___ MATERIAL PROVIDED ___

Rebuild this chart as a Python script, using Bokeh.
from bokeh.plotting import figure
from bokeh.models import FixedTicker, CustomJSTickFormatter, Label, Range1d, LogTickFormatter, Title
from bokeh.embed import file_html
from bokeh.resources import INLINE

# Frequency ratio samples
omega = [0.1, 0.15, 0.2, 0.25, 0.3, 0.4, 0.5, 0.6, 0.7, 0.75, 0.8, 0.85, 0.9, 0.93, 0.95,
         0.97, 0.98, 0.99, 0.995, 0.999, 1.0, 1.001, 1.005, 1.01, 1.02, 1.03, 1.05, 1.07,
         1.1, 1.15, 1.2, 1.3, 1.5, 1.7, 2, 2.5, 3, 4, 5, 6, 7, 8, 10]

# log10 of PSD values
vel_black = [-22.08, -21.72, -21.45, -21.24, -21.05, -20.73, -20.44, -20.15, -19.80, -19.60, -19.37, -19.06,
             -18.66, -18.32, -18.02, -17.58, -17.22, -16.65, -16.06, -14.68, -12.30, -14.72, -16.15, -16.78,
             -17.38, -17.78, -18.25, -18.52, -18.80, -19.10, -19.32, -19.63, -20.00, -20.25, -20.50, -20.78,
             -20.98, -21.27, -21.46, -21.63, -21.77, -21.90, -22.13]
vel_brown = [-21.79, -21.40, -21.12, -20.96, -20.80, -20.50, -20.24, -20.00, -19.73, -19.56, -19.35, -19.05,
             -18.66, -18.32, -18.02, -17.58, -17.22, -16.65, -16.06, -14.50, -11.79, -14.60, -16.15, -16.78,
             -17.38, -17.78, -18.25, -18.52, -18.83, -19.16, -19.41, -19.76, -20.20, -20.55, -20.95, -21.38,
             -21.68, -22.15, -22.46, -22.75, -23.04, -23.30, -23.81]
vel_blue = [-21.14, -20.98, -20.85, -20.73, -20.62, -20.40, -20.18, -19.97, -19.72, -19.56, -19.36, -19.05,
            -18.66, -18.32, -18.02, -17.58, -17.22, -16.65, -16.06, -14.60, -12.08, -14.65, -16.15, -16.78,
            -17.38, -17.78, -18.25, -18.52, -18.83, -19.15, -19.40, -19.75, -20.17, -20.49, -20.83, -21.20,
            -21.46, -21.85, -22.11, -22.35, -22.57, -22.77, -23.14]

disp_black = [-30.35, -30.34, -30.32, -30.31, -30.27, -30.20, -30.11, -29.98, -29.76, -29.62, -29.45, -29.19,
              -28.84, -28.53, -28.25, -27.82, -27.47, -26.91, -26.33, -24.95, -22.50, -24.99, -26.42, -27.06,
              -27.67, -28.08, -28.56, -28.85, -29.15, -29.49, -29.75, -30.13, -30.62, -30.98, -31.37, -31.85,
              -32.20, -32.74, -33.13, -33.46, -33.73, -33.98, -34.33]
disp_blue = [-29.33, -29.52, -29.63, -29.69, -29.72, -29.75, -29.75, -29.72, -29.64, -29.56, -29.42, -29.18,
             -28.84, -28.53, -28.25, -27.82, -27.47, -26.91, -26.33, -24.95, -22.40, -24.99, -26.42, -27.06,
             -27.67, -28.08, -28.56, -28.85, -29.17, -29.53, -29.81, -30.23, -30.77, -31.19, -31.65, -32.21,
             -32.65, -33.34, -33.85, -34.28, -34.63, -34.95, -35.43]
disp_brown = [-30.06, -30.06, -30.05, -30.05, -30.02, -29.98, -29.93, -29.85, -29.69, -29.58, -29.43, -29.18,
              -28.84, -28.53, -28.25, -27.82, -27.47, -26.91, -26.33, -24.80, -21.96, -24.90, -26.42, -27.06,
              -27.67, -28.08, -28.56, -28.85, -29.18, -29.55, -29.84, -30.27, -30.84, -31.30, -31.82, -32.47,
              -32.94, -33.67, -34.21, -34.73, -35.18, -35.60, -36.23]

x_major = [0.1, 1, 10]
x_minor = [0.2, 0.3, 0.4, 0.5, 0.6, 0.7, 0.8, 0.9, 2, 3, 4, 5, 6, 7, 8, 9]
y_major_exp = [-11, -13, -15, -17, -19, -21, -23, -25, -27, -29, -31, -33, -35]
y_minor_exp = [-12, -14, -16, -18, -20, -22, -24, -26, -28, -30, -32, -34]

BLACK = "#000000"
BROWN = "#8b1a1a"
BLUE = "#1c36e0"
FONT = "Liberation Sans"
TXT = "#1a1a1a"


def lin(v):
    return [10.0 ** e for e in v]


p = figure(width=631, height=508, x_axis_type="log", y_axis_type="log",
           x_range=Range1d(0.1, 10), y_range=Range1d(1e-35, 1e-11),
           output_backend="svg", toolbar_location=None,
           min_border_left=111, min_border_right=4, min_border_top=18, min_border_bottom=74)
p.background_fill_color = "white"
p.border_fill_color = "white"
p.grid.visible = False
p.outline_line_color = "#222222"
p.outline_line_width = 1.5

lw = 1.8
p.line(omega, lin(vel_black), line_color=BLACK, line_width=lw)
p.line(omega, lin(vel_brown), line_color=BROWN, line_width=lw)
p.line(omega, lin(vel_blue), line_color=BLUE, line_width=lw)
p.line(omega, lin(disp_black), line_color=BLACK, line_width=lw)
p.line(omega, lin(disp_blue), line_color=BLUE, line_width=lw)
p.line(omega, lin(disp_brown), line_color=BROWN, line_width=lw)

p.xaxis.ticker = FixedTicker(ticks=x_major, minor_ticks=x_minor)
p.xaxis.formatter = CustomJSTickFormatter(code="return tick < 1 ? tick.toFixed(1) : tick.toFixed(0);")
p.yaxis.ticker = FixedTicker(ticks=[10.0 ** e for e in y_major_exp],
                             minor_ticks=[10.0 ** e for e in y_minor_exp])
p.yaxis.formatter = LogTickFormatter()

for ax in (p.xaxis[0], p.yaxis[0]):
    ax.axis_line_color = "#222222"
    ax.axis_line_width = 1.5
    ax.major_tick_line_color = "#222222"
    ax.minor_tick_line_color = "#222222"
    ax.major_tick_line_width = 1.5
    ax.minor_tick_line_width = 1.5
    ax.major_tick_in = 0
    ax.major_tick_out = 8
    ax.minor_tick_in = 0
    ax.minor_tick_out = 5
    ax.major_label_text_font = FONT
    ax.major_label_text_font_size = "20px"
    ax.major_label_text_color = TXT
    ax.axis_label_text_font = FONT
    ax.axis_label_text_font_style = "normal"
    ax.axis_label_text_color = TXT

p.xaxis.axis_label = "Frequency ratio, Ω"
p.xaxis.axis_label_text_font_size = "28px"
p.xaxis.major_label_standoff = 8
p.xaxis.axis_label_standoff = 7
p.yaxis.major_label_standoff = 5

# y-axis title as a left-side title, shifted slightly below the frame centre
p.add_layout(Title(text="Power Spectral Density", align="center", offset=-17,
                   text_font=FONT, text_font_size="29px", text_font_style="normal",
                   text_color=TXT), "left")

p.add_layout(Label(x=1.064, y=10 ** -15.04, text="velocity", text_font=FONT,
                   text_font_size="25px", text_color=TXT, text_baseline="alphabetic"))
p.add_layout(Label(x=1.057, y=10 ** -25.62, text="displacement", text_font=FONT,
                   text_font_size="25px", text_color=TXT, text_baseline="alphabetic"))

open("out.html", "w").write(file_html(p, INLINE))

___

**DIRECTION:**
Print from the first line through the line that contains "from bokeh.resources import INLINE", please, including both, and leave out every line outside that stretch.

**CORRECT OUTPUT:**
Rebuild this chart as a Python script, using Bokeh.
from bokeh.plotting import figure
from bokeh.models import FixedTicker, CustomJSTickFormatter, Label, Range1d, LogTickFormatter, Title
from bokeh.embed import file_html
from bokeh.resources import INLINE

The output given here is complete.